→ **What is asked**
Reproduce every line in the listing that contains the word "Clone".

=== Entries ===

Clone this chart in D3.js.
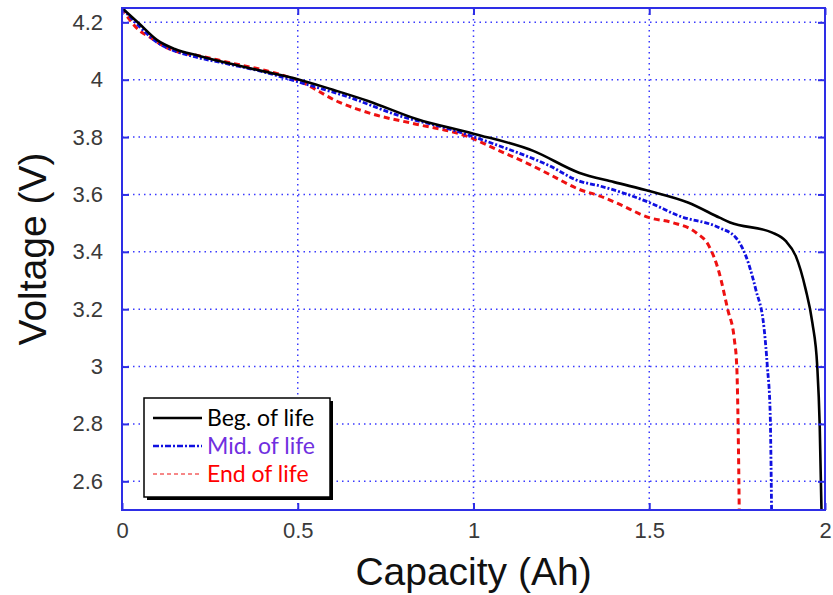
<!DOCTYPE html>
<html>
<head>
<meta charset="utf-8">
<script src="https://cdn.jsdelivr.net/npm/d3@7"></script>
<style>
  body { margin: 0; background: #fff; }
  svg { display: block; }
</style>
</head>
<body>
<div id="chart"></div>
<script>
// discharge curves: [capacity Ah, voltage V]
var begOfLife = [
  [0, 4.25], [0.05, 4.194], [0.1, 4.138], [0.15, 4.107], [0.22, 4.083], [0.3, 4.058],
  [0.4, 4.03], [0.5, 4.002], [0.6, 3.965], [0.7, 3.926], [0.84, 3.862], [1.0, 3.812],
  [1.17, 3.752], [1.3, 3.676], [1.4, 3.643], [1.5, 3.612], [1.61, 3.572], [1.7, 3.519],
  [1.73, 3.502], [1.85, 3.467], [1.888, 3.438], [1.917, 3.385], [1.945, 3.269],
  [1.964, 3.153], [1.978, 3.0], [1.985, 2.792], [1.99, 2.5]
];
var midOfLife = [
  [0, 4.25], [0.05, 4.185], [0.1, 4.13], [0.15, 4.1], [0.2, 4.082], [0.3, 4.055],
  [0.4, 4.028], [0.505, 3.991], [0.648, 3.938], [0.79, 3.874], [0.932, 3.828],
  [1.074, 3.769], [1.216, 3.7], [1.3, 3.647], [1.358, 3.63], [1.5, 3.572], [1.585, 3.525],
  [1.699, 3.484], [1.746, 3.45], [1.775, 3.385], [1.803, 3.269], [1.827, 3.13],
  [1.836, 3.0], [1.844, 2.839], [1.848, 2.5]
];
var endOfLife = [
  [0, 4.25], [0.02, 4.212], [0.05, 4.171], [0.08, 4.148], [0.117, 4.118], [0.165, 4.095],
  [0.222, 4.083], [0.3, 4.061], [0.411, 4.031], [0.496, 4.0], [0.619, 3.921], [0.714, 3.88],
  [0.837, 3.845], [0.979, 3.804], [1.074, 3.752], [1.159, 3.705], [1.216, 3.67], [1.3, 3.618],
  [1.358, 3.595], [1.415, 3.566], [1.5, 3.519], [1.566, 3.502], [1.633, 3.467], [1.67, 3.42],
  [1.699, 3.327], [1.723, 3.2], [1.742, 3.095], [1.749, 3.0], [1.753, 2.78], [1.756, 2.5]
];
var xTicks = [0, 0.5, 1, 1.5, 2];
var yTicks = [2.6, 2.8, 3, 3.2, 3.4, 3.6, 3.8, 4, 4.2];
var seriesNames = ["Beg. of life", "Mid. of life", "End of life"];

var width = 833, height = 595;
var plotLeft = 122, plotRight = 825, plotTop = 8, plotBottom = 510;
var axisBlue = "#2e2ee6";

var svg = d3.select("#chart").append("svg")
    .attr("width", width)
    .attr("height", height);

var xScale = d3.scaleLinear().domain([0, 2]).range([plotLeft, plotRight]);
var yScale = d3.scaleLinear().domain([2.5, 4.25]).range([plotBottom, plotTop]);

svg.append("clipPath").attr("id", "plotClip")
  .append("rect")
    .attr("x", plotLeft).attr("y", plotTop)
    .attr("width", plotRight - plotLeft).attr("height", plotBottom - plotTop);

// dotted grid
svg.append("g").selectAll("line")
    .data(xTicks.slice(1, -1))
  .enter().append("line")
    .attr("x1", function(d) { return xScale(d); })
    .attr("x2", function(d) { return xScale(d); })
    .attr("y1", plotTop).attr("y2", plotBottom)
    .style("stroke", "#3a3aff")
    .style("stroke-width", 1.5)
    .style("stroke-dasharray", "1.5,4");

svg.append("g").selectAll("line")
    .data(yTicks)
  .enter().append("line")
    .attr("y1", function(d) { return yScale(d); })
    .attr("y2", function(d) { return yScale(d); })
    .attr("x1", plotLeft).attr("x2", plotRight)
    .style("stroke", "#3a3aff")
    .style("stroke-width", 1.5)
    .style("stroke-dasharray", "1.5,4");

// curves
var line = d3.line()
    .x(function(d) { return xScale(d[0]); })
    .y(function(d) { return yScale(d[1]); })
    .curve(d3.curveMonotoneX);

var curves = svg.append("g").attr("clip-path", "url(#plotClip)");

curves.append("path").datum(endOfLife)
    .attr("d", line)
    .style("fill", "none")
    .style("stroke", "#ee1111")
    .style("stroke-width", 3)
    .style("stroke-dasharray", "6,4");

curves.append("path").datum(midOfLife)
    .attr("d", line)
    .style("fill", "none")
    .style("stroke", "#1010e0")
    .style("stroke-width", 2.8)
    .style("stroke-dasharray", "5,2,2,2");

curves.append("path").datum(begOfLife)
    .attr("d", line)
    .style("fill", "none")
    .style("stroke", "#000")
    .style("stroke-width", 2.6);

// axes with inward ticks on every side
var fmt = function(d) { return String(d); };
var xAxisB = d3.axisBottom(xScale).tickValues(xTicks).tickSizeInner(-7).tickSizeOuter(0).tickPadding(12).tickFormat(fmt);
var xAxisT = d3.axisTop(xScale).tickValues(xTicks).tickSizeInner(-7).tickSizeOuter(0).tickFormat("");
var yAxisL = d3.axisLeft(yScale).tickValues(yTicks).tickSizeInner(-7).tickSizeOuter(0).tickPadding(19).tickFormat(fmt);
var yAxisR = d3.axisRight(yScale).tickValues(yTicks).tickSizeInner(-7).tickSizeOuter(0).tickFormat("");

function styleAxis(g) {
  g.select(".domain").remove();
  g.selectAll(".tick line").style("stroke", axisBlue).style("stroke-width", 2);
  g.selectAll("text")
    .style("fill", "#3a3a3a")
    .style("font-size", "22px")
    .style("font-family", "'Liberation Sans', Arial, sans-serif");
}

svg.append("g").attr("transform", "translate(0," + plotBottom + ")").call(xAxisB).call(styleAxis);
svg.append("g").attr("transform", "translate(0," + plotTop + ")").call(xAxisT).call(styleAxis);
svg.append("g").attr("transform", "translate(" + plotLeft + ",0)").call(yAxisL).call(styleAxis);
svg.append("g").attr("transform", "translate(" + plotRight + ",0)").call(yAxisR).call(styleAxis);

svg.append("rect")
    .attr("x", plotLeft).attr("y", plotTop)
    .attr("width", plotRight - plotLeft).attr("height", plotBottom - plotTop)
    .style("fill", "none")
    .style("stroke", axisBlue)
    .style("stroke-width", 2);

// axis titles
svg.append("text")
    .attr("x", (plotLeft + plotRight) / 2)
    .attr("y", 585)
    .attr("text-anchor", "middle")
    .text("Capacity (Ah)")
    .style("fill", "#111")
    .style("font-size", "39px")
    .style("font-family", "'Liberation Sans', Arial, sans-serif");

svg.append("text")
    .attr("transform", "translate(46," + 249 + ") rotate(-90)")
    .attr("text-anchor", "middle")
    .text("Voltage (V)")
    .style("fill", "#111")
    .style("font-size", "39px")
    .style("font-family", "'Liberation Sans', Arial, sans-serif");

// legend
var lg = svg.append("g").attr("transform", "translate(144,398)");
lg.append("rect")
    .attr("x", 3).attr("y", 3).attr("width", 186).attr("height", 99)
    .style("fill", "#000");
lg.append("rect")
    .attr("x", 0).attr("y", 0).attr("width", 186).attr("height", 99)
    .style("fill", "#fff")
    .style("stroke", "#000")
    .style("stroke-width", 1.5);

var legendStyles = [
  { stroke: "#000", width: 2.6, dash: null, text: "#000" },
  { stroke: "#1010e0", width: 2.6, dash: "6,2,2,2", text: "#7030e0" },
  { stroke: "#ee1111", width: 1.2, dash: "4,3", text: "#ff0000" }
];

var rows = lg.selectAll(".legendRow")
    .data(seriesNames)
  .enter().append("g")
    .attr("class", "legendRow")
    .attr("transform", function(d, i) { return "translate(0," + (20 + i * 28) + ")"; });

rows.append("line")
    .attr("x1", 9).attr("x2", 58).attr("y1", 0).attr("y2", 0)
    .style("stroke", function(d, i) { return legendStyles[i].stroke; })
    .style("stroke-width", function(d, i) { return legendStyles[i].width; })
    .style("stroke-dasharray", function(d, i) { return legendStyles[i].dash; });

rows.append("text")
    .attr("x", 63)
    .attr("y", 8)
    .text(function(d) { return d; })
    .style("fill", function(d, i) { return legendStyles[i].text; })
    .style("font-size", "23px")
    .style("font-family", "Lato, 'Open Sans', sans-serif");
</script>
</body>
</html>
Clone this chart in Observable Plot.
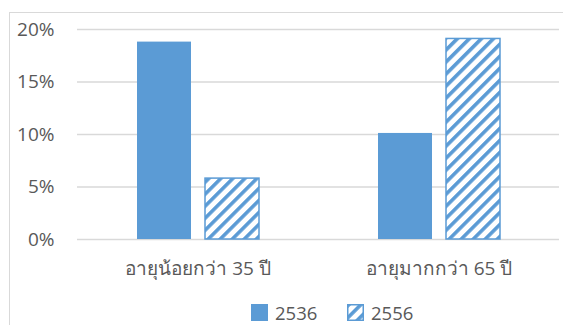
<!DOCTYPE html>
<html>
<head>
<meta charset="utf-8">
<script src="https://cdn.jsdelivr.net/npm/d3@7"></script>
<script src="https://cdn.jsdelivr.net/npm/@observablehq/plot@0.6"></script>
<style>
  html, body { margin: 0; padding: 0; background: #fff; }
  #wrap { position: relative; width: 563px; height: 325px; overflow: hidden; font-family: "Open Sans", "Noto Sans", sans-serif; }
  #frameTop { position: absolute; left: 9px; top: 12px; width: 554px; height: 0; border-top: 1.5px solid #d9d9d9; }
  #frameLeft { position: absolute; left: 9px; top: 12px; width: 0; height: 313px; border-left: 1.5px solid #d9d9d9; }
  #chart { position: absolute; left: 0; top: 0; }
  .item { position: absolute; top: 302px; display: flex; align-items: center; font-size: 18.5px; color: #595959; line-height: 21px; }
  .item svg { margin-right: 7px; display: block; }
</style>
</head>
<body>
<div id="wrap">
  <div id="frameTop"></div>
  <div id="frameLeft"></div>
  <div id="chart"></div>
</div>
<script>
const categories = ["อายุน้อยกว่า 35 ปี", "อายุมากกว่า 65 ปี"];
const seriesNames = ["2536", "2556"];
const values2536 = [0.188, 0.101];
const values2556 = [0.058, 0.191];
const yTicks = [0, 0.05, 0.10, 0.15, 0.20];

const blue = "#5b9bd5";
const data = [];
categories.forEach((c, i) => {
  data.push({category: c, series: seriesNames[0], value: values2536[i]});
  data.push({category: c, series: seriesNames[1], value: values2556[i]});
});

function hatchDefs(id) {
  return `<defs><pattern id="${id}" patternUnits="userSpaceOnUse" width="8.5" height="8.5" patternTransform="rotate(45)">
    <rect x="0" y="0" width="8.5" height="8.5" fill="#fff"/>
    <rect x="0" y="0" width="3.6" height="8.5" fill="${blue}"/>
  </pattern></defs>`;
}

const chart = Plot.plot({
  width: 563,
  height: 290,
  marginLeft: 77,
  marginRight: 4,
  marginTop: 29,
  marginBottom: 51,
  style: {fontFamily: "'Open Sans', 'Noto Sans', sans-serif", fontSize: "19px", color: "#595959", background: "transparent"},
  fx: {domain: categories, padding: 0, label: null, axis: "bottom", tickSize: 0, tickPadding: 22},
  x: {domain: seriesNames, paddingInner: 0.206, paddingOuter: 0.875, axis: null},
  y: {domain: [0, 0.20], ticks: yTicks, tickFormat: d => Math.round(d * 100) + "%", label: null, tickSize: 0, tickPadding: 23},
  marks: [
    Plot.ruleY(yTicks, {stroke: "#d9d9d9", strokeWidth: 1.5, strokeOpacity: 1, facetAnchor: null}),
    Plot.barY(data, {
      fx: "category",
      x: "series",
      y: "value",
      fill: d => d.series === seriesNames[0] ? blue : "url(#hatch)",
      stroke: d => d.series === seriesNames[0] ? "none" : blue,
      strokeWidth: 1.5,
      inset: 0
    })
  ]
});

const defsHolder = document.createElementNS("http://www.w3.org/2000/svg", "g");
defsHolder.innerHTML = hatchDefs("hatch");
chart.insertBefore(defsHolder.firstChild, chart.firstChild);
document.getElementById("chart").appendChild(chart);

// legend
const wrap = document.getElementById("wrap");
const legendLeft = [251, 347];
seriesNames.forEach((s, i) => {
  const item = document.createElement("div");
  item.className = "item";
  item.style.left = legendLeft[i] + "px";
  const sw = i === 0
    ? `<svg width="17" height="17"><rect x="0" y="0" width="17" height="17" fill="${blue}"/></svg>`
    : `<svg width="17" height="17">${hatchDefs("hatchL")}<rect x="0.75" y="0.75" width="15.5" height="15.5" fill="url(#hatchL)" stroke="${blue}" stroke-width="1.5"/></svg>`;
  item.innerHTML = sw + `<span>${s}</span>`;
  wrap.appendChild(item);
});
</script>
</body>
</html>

===

→ **Response**
Clone this chart in D3.js.
Clone this chart in Observable Plot.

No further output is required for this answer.